FAITH — Faith Academy looked to its financial institution to secure more funding to bid on the Faith Elementary property after other interest emerged.

Board Chair George Wilhelm said other parties looking into purchasing the property motivated the charter school raise its bid from $100,000 to $300,000. Wilhelm didn’t mention specific parties, but said he was made aware of several others interested and returned to the school’s financial institution to request more funding.

The Rowan-Salisbury Schools Board of Education discussed the initial $100,000 in closed session during its March 8 meeting. The board later decided to move ahead with an upset bid process with the $300,000 bid at its last meeting on March 22, starting a 10-day bidding period. The upset bid process continue in rounds until there is no higher bidder.

Negotiated offer with an upset bid process is one of the options laid out for public entities to dispose of a piece of property in state statute.

“The $300,000 bid is probably high,” Wilhelm said.

If the academy does not have a decision next week, Wilhelm said, it will likely run out of time to use the facility for its first year of classes.

The academy wants to purchase the property to eventually turn it into its high school facility, but during its first year it will serve grades K-7. It will add a grade each year.

While the negotiations for the property are ongoing, the academy is already spending money to install mobile units on the property of Shiloh Reformed Church in Faith. It has an agreement with the church to install mobile classrooms to host its 500 students, but if the elementary property comes through in time it would shift gears to start classes there instead.

The student population of  Faith Academy has already outgrown the 440-student capacity at Faith Elementary and would need mobile classrooms on site there as well.

Wilhelm said the school being sold to another party could be more of a setback for the town than the academy. The school property has been part of the town’s well-known Fourth of July festivities since the 1940s.

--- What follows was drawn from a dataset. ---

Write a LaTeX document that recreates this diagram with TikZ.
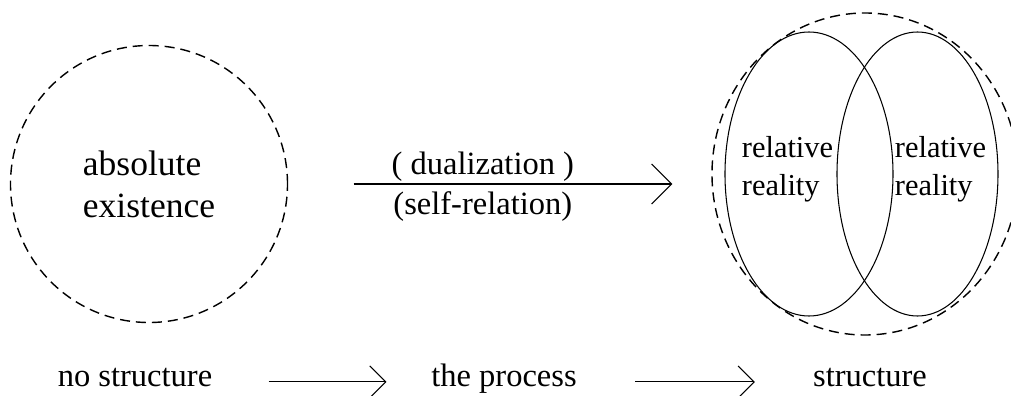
\documentclass[tikz,border=0pt]{standalone}
\usepackage{fontspec}
\setmainfont{Liberation Serif}
\usepackage{tikz}
\usetikzlibrary{arrows.meta,positioning,shapes}
\tikzset{
    %Define style for the dashed outlines
    dcirc/.style={
           circle,
           dashed,
           dash pattern=on 5.7pt off 3.4pt,
           draw=black, line width=0.8pt,
           inner sep=0pt,
           align=left},
    dell/.style={
           ellipse,
           dashed,
           dash pattern=on 5.7pt off 3.4pt,
           draw=black, line width=0.8pt,
           inner sep=0pt},
    sell/.style={
           ellipse,
           draw=black, line width=0.6pt,
           inner sep=0pt},
    % Define text styles
    txt/.style={
           inner sep=0pt,
           font=\fontsize{18.5}{22}\selectfont},
    reltxt/.style={
           inner sep=0pt,
           align=left,
           font=\fontsize{17.3}{21.6}\selectfont},
    % Define arrow styles
    bigarr/.style={
           -{Straight Barb[length=0.4cm,width=0.8cm]},
           line width=0.6pt},
    arr/.style={
           -{Straight Barb[length=0.32cm,width=0.64cm]},
           line width=0.6pt}
}
\begin{document}
\begin{tikzpicture}
    \useasboundingbox (0,0) rectangle (20.22,7.9);

    % NO STRUCTURE
    \node[dcirc, minimum size=5.54cm,
          font=\fontsize{20.2}{23.9}\selectfont] at (2.98,4.22) (absolute) {absolute\\existence};

    % STRUCTURE
    \node[dell, minimum width=6.12cm, minimum height=6.44cm] at (17.30,4.42) (whole) {};
    \node[sell, minimum width=3.36cm, minimum height=5.68cm] at (16.18,4.42) (leftrel) {};
    \node[sell, minimum width=3.22cm, minimum height=5.68cm] at (18.35,4.42) (rightrel) {};
    \node[reltxt] at (15.75,4.52) (lefttxt) {relative\\reality};
    \node[reltxt] at (18.81,4.52) (righttxt) {relative\\reality};

    % DUALIZATION
    \draw[bigarr, shorten <=1.31cm, shorten >=0.78cm]
        (absolute.east) -- (absolute.east -| whole.west)
        node[txt, pos=0.46, above=1.3pt] (dual) {( dualization )}
        node[txt, pos=0.46, below=4pt] (selfrel) {(self-relation)};

    % BOTTOM ROW
    \node[txt, anchor=base] at (2.70,0.18) (nostruct) {no structure};
    \node[txt, anchor=base] at (10.08,0.18) (process) {the process};
    \node[txt, anchor=base] at (17.40,0.18) (struct) {structure};
    \draw[arr, shorten <=1.12cm, shorten >=0.89cm] (nostruct.mid east) -- (process.mid west);
    \draw[arr, shorten <=1.16cm, shorten >=1.16cm] (process.mid east) -- (struct.mid west);

\end{tikzpicture}
\end{document}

If someone else purchases the property, its availability could be an issue, he said.

“We’re going to offer them a long-term agreement when we get it,” Wilhelm said.

Faith Elementary is slated to close permanently in June as a public school run by RSS. RSS Associate Superintendent of Operations Anthony Vann estimated the facility could cost about $300,000 demolish and the district has assessed about $3.4 million in capital needs at the facility.

Among those needs are paving, roof repair and efficiency upgrades.